Maggie Gallagher:
By gutting the marital contract, no-fault divorce has transformed what
it means to get married. The state will no longer enforce permanent
legal commitments to a spouse. Formally, at least, no-fault divorce thus
demotes marriage from a binding relation into something best described
as cohabitation with insurance benefits.
What have we gotten in exchange for this sweeping abandonment of the
idea that marriage is a public, legal commitment, and not merely a
private exchange of sentimental wishes? When in the 1970s and early
1980s no-fault divorce swept through state legislatures, its advocates
promised us two great benefits: (1) no-fault would reduce conflict, as
spouses would no longer be forced to assign legal blame for the
marriages end, and (2) no-fault would enhance respect for the law, as
couples longing for a divorce would no longer have to commit perjury,
lodge false accusations of adultery, to get one.

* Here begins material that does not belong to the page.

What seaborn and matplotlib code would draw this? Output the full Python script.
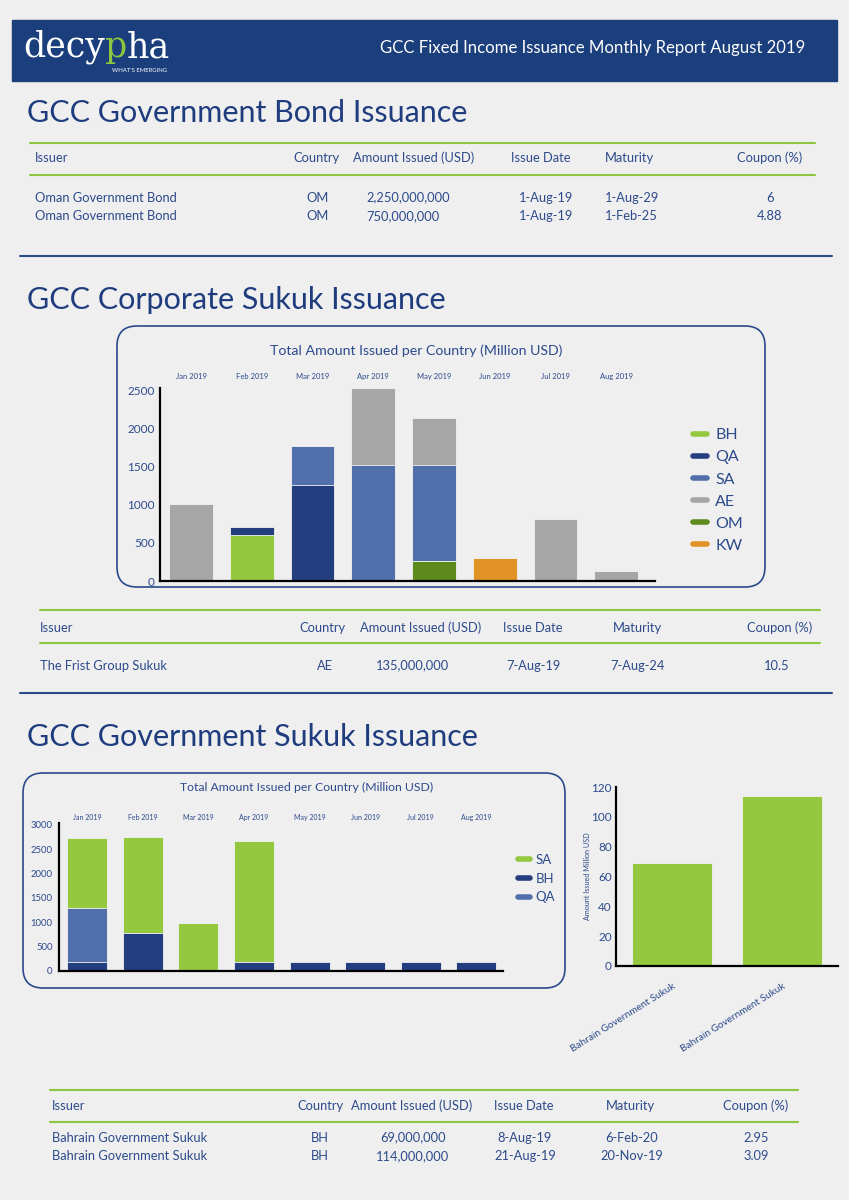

In this sense, as Herbert Jacob points out in his excellent history,
Silent Revolution, no-fault divorce was the brainchild of elites who
consistently portrayed it as a mere technical adjustment to the law, a
minor change that would in no way endanger marriage or encourage
divorce, but merely close the gap between the law in theory and the law
as it was actually practiced.
In reality no-fault divorce laws did something decidedly more
revolutionary. Rather than transferring to the couple the right to
decide when a divorce is justified, no-fault laws transferred that right
to the individual. No-fault is thus something of a misnomer; a more
accurate term would be unilateral divorce on demand.

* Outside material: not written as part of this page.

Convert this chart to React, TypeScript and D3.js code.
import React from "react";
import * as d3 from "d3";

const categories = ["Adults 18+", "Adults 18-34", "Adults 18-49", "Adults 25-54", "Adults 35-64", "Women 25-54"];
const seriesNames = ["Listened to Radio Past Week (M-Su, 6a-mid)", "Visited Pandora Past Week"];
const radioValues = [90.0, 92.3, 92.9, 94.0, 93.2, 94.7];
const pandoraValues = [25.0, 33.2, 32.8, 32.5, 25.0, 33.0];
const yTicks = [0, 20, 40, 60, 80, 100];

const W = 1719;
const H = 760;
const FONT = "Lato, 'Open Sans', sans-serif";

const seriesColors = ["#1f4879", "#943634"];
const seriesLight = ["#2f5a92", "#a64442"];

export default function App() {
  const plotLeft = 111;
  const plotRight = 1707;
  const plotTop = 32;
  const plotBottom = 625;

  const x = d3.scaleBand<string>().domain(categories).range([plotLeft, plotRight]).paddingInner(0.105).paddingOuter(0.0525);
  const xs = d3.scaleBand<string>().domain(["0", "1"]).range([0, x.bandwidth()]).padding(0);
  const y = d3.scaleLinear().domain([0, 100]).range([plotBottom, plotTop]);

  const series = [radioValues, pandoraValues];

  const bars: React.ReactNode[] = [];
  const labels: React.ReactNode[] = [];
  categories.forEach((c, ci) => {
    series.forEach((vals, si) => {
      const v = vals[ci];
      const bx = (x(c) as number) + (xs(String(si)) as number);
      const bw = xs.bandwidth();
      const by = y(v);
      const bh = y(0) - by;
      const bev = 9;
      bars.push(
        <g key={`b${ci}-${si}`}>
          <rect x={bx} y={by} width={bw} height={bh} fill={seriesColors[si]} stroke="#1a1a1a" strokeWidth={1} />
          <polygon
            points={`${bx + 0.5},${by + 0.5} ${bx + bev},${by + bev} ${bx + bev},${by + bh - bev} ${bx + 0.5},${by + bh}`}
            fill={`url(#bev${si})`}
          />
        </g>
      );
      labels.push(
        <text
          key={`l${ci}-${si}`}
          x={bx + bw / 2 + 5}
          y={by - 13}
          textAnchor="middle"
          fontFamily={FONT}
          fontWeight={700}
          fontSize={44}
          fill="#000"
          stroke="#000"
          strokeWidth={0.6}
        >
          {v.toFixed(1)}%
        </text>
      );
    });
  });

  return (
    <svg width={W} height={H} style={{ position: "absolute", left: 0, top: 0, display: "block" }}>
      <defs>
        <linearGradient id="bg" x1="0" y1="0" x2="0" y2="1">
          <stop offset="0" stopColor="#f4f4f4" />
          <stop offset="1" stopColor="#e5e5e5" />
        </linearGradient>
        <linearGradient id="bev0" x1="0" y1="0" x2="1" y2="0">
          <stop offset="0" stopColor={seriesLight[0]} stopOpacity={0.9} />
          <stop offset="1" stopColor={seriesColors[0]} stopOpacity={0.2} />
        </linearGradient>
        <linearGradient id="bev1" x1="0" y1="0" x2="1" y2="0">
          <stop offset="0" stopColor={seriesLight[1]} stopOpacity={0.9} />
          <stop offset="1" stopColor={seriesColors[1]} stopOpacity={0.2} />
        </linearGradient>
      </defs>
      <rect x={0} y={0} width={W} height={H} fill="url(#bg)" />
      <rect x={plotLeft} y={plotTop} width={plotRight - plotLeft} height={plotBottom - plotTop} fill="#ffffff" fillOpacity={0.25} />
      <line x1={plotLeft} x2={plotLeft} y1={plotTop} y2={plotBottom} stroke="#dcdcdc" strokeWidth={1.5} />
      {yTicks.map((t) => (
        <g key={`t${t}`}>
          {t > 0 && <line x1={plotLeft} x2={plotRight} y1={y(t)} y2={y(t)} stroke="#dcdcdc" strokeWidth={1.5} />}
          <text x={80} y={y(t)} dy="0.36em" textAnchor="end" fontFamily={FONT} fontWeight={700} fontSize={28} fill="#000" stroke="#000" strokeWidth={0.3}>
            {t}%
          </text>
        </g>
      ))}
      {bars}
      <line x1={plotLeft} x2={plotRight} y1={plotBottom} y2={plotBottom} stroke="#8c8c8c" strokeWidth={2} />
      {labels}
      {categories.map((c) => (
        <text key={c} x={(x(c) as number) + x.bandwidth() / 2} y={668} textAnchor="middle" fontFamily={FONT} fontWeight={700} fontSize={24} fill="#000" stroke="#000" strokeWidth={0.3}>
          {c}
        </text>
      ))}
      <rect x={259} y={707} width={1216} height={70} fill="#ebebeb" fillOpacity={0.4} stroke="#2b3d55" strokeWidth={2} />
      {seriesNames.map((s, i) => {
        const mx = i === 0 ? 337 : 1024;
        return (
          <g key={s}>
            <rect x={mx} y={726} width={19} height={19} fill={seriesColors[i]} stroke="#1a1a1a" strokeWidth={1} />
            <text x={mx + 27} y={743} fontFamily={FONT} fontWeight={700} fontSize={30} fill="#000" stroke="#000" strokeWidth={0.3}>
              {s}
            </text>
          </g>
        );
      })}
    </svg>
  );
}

The idea that couples who wish to divorce should be able to do so
without making false accusations is now uncontroversial. Even the most
aggressive of the new divorce reforms to restore fault recently proposed
in Michigan permits couples to dissolve their marriages quietly and
amicably, by mutual consent. The idea that marriage is a covenant larger
than the two people who make it has already been lost.

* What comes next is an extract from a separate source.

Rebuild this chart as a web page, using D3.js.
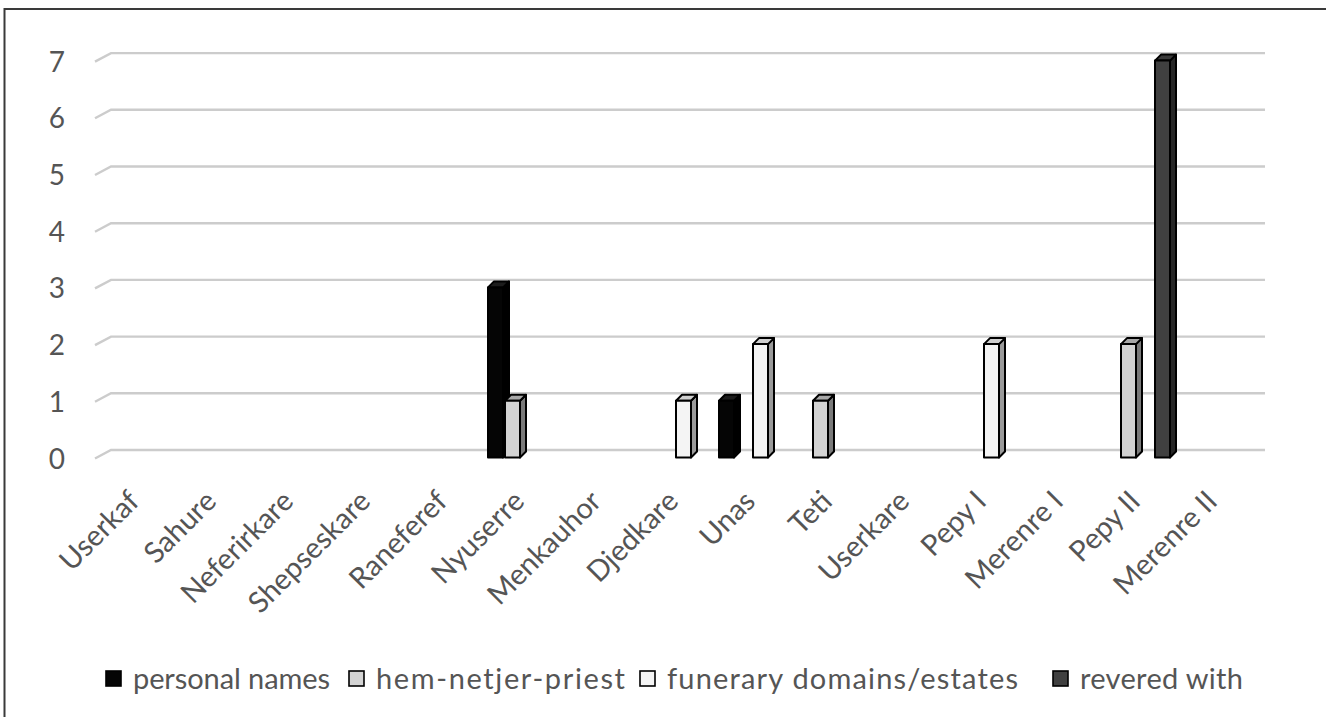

What the current no-fault debate revolves around is the lesser question:
Is marriage less than a legal contract between two people? Is the
marriage contract enforceable, and if so how? When we marry, are we
making a binding commitment or a fully revokable one (if revokable
commitment is not an oxymoron)? If the latter, what is the difference,
morally and legally, between getting married and living together? Why
have a legal institution dedicated to making a public promise the law
considers too burdensome to enforce?